Objective. Send back exactly the lines from the opening line of the records below through the one with "const labelReach = [0.8, 0.8, 0.78, 0.7];".

-- Start of Data lines --

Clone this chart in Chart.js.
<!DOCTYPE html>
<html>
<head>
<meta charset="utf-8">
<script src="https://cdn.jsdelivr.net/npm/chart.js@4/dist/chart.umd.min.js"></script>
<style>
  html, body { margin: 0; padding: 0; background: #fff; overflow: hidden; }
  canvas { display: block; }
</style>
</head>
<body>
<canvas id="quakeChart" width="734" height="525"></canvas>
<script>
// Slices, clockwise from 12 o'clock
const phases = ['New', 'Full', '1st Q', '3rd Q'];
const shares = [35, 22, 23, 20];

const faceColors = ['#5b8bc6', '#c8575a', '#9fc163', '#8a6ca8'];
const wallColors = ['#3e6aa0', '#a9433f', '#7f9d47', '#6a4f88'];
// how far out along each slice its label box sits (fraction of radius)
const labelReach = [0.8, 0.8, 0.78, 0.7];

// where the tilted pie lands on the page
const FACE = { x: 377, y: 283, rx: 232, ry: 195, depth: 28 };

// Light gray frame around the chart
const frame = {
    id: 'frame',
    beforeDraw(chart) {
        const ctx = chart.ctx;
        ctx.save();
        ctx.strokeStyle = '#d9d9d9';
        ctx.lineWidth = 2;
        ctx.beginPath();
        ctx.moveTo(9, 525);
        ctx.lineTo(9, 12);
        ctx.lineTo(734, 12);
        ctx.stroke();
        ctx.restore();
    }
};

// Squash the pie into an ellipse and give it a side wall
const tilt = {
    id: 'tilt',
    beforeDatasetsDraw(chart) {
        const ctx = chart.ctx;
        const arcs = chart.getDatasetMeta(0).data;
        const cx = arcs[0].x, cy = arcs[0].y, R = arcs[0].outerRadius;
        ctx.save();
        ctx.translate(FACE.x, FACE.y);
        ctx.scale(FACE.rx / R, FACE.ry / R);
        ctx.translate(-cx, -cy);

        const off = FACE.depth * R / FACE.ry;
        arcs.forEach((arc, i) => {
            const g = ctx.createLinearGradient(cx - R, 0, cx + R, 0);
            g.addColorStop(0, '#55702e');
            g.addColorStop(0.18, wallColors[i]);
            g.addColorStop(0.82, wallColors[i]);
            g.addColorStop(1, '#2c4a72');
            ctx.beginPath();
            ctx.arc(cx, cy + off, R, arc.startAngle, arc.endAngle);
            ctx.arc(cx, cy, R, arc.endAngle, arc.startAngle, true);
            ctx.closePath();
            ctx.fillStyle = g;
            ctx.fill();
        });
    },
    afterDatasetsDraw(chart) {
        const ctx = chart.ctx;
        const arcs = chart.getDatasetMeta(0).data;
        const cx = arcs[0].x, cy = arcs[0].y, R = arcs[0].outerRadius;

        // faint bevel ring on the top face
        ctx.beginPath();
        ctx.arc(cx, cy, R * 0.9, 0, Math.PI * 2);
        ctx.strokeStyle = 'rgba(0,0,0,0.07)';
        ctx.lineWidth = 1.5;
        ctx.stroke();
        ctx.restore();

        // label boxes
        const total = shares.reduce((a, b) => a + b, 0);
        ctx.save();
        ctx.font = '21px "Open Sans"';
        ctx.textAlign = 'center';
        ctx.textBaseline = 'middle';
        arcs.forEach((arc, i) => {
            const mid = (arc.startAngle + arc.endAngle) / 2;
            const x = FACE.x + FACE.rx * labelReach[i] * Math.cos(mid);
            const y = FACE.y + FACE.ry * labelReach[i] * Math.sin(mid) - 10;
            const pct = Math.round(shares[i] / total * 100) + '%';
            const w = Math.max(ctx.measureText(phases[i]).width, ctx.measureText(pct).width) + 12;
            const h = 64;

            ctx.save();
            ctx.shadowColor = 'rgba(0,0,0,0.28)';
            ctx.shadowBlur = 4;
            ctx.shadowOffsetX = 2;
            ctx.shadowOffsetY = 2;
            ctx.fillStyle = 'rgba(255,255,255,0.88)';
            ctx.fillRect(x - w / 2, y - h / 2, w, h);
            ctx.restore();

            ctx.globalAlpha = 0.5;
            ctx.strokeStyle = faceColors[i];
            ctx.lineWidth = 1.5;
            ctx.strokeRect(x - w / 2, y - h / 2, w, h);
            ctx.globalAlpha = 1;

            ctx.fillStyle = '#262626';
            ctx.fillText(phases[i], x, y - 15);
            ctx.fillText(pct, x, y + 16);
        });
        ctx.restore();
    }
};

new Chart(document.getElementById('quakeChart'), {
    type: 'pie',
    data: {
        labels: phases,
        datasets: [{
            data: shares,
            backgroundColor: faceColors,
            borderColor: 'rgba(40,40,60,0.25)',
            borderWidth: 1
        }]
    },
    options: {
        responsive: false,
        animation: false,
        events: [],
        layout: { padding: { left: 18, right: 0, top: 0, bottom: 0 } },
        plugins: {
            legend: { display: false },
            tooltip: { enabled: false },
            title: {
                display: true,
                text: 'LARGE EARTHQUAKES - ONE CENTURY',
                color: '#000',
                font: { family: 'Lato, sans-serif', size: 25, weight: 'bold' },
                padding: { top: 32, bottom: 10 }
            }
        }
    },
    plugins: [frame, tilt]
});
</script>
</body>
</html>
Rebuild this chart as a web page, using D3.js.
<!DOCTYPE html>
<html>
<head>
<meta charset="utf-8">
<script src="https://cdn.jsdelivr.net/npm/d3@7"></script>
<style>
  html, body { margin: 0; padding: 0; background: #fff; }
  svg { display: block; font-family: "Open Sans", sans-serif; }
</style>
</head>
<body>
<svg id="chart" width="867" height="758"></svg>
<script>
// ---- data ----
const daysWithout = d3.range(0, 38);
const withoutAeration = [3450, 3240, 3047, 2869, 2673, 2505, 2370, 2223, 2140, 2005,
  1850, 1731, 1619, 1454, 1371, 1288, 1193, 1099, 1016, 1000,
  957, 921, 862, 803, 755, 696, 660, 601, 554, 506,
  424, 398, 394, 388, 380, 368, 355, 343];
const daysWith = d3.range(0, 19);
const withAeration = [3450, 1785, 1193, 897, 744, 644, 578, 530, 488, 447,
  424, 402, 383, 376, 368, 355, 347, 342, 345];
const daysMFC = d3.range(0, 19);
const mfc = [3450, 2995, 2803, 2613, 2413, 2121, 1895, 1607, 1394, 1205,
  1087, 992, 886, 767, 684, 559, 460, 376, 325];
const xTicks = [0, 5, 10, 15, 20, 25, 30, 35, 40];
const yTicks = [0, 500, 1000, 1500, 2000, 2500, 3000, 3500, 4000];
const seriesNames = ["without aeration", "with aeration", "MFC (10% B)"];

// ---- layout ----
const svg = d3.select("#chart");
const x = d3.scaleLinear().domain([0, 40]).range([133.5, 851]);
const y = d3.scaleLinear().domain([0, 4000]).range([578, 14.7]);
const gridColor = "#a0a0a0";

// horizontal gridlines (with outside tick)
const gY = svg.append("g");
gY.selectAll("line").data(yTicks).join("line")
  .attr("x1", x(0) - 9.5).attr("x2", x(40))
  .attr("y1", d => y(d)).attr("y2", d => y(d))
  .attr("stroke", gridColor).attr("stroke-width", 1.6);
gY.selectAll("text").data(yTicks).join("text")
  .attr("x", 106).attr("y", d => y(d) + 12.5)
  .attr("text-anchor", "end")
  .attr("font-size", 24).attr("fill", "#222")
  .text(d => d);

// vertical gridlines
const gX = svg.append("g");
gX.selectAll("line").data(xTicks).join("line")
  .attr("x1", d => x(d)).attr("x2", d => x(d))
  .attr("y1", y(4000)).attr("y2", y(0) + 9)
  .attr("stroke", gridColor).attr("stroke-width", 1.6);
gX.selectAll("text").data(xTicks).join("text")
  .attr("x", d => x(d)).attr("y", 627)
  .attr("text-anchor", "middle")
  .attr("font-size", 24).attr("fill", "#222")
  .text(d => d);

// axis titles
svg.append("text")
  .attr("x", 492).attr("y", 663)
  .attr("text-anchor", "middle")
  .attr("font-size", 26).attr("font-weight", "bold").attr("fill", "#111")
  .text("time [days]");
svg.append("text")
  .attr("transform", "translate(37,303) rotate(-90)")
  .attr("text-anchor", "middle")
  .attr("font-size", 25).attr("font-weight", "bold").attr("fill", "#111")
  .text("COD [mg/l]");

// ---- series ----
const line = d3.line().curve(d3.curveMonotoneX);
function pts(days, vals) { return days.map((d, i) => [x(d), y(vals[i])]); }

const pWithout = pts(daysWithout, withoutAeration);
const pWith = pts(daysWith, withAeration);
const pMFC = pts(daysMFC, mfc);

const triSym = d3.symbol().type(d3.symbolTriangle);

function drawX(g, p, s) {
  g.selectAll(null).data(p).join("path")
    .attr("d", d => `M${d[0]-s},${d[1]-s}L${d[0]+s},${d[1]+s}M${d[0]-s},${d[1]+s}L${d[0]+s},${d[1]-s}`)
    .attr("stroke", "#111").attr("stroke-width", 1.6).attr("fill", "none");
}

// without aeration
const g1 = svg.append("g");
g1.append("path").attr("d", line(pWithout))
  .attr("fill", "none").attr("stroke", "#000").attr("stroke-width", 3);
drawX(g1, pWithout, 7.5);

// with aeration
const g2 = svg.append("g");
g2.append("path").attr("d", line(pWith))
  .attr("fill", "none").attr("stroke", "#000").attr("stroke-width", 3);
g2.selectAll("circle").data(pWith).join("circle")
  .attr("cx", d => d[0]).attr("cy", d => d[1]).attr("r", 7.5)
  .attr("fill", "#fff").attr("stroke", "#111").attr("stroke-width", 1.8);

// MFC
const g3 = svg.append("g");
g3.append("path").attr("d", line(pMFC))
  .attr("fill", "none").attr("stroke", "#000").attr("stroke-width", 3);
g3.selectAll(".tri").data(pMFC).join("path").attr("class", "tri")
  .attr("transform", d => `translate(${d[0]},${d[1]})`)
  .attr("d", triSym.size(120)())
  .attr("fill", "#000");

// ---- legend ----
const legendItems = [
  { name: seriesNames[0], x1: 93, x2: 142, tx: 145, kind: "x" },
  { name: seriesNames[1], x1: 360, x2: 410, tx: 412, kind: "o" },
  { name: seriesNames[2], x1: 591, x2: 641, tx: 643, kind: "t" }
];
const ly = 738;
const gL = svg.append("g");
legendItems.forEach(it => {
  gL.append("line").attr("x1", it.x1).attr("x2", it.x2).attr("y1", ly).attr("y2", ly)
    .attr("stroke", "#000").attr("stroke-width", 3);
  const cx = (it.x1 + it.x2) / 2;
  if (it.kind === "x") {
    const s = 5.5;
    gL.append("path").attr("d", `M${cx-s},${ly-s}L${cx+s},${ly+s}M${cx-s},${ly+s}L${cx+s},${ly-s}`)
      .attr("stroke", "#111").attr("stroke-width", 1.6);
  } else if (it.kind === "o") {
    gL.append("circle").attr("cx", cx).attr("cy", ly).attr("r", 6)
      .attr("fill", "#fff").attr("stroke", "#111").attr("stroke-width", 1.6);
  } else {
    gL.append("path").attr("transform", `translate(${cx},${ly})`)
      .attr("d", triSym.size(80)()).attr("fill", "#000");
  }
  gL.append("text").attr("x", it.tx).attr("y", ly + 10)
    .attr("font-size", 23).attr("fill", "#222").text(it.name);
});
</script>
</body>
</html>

-- End of Data lines --

Result.
Clone this chart in Chart.js.
<!DOCTYPE html>
<html>
<head>
<meta charset="utf-8">
<script src="https://cdn.jsdelivr.net/npm/chart.js@4/dist/chart.umd.min.js"></script>
<style>
  html, body { margin: 0; padding: 0; background: #fff; overflow: hidden; }
  canvas { display: block; }
</style>
</head>
<body>
<canvas id="quakeChart" width="734" height="525"></canvas>
<script>
// Slices, clockwise from 12 o'clock
const phases = ['New', 'Full', '1st Q', '3rd Q'];
const shares = [35, 22, 23, 20];

const faceColors = ['#5b8bc6', '#c8575a', '#9fc163', '#8a6ca8'];
const wallColors = ['#3e6aa0', '#a9433f', '#7f9d47', '#6a4f88'];
// how far out along each slice its label box sits (fraction of radius)
const labelReach = [0.8, 0.8, 0.78, 0.7];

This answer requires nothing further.